TASK: Reproduce the material word for word; the images stay out.

## begin

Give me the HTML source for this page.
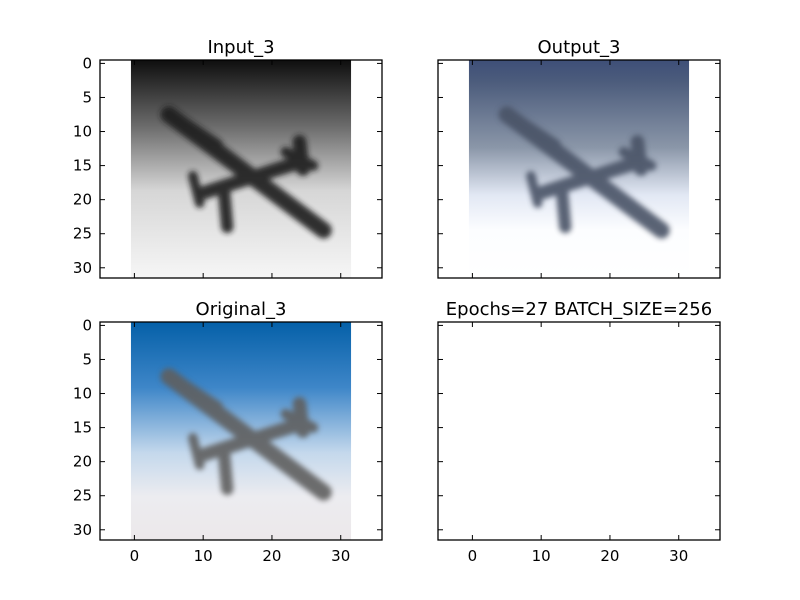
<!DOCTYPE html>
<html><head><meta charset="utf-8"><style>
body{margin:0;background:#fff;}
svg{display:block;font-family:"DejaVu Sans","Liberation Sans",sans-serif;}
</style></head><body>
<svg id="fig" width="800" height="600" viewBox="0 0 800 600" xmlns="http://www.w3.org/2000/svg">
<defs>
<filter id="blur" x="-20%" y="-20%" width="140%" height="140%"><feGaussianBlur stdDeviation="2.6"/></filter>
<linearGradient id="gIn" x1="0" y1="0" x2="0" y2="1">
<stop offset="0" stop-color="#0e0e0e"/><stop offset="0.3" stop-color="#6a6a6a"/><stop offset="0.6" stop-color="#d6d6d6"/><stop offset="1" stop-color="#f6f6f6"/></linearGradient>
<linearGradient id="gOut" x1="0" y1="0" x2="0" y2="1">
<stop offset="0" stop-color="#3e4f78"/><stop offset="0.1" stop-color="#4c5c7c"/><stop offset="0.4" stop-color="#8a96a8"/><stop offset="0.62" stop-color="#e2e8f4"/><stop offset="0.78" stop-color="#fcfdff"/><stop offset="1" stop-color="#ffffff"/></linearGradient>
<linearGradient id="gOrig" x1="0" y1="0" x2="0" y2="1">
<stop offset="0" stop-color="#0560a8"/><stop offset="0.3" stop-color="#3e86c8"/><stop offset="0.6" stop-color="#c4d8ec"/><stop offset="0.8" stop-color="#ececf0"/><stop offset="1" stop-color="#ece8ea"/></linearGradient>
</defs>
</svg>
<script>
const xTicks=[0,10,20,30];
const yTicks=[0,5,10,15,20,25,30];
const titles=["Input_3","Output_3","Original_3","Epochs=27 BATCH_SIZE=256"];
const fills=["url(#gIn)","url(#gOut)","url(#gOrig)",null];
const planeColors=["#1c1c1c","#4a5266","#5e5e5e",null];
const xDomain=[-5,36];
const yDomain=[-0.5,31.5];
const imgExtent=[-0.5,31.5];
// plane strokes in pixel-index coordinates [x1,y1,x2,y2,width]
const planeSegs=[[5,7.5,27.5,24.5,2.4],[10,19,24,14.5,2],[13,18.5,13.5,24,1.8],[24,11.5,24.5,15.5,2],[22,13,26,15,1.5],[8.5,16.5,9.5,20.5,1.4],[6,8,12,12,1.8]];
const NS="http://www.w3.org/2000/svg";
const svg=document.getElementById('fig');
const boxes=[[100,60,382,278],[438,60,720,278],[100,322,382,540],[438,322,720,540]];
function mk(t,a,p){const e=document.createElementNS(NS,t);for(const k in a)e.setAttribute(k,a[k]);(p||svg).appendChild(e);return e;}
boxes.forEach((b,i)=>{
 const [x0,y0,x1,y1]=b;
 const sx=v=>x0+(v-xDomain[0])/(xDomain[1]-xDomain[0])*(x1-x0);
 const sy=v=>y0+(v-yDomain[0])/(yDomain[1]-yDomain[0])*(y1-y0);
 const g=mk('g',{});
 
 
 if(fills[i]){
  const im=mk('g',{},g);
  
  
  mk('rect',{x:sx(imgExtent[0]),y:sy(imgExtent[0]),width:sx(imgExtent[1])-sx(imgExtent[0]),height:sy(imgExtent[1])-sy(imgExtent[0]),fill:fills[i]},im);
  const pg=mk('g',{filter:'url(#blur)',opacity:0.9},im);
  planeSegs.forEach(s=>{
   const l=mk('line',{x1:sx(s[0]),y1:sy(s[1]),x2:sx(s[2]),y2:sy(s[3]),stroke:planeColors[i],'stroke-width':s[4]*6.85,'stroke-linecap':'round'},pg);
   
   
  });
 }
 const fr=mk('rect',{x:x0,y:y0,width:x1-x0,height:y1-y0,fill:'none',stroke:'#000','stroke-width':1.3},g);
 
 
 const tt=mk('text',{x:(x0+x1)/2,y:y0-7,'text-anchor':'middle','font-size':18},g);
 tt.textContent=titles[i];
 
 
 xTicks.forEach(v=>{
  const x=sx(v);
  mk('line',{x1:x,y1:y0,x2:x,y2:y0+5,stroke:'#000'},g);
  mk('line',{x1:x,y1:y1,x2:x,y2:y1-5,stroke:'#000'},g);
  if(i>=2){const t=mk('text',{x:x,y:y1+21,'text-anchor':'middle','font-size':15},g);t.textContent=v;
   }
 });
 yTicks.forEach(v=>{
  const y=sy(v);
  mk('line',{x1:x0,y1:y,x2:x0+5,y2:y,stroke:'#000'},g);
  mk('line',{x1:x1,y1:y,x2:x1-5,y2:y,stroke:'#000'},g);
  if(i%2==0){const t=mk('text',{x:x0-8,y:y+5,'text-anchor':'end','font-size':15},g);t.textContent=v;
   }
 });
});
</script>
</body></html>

## end

WRITTEN SOLUTION:
Give me the HTML source for this page.
<!DOCTYPE html>
<html><head><meta charset="utf-8"><style>
body{margin:0;background:#fff;}
svg{display:block;font-family:"DejaVu Sans","Liberation Sans",sans-serif;}
</style></head><body>
<svg id="fig" width="800" height="600" viewBox="0 0 800 600" xmlns="http://www.w3.org/2000/svg">
<defs>
<filter id="blur" x="-20%" y="-20%" width="140%" height="140%"><feGaussianBlur stdDeviation="2.6"/></filter>
<linearGradient id="gIn" x1="0" y1="0" x2="0" y2="1">
<stop offset="0" stop-color="#0e0e0e"/><stop offset="0.3" stop-color="#6a6a6a"/><stop offset="0.6" stop-color="#d6d6d6"/><stop offset="1" stop-color="#f6f6f6"/></linearGradient>
<linearGradient id="gOut" x1="0" y1="0" x2="0" y2="1">
<stop offset="0" stop-color="#3e4f78"/><stop offset="0.1" stop-color="#4c5c7c"/><stop offset="0.4" stop-color="#8a96a8"/><stop offset="0.62" stop-color="#e2e8f4"/><stop offset="0.78" stop-color="#fcfdff"/><stop offset="1" stop-color="#ffffff"/></linearGradient>
<linearGradient id="gOrig" x1="0" y1="0" x2="0" y2="1">
<stop offset="0" stop-color="#0560a8"/><stop offset="0.3" stop-color="#3e86c8"/><stop offset="0.6" stop-color="#c4d8ec"/><stop offset="0.8" stop-color="#ececf0"/><stop offset="1" stop-color="#ece8ea"/></linearGradient>
</defs>
</svg>
<script>
const xTicks=[0,10,20,30];
const yTicks=[0,5,10,15,20,25,30];
const titles=["Input_3","Output_3","Original_3","Epochs=27 BATCH_SIZE=256"];
const fills=["url(#gIn)","url(#gOut)","url(#gOrig)",null];
const planeColors=["#1c1c1c","#4a5266","#5e5e5e",null];
const xDomain=[-5,36];
const yDomain=[-0.5,31.5];
const imgExtent=[-0.5,31.5];
// plane strokes in pixel-index coordinates [x1,y1,x2,y2,width]
const planeSegs=[[5,7.5,27.5,24.5,2.4],[10,19,24,14.5,2],[13,18.5,13.5,24,1.8],[24,11.5,24.5,15.5,2],[22,13,26,15,1.5],[8.5,16.5,9.5,20.5,1.4],[6,8,12,12,1.8]];
const NS="http://www.w3.org/2000/svg";
const svg=document.getElementById('fig');
const boxes=[[100,60,382,278],[438,60,720,278],[100,322,382,540],[438,322,720,540]];
function mk(t,a,p){const e=document.createElementNS(NS,t);for(const k in a)e.setAttribute(k,a[k]);(p||svg).appendChild(e);return e;}
boxes.forEach((b,i)=>{
 const [x0,y0,x1,y1]=b;
 const sx=v=>x0+(v-xDomain[0])/(xDomain[1]-xDomain[0])*(x1-x0);
 const sy=v=>y0+(v-yDomain[0])/(yDomain[1]-yDomain[0])*(y1-y0);
 const g=mk('g',{});
 
 
 if(fills[i]){
  const im=mk('g',{},g);
  
  
  mk('rect',{x:sx(imgExtent[0]),y:sy(imgExtent[0]),width:sx(imgExtent[1])-sx(imgExtent[0]),height:sy(imgExtent[1])-sy(imgExtent[0]),fill:fills[i]},im);
  const pg=mk('g',{filter:'url(#blur)',opacity:0.9},im);
  planeSegs.forEach(s=>{
   const l=mk('line',{x1:sx(s[0]),y1:sy(s[1]),x2:sx(s[2]),y2:sy(s[3]),stroke:planeColors[i],'stroke-width':s[4]*6.85,'stroke-linecap':'round'},pg);
   
   
  });
 }
 const fr=mk('rect',{x:x0,y:y0,width:x1-x0,height:y1-y0,fill:'none',stroke:'#000','stroke-width':1.3},g);
 
 
 const tt=mk('text',{x:(x0+x1)/2,y:y0-7,'text-anchor':'middle','font-size':18},g);
 tt.textContent=titles[i];
 
 
 xTicks.forEach(v=>{
  const x=sx(v);
  mk('line',{x1:x,y1:y0,x2:x,y2:y0+5,stroke:'#000'},g);
  mk('line',{x1:x,y1:y1,x2:x,y2:y1-5,stroke:'#000'},g);
  if(i>=2){const t=mk('text',{x:x,y:y1+21,'text-anchor':'middle','font-size':15},g);t.textContent=v;
   }
 });
 yTicks.forEach(v=>{
  const y=sy(v);
  mk('line',{x1:x0,y1:y,x2:x0+5,y2:y,stroke:'#000'},g);
  mk('line',{x1:x1,y1:y,x2:x1-5,y2:y,stroke:'#000'},g);
  if(i%2==0){const t=mk('text',{x:x0-8,y:y+5,'text-anchor':'end','font-size':15},g);t.textContent=v;
   }
 });
});
</script>
</body></html>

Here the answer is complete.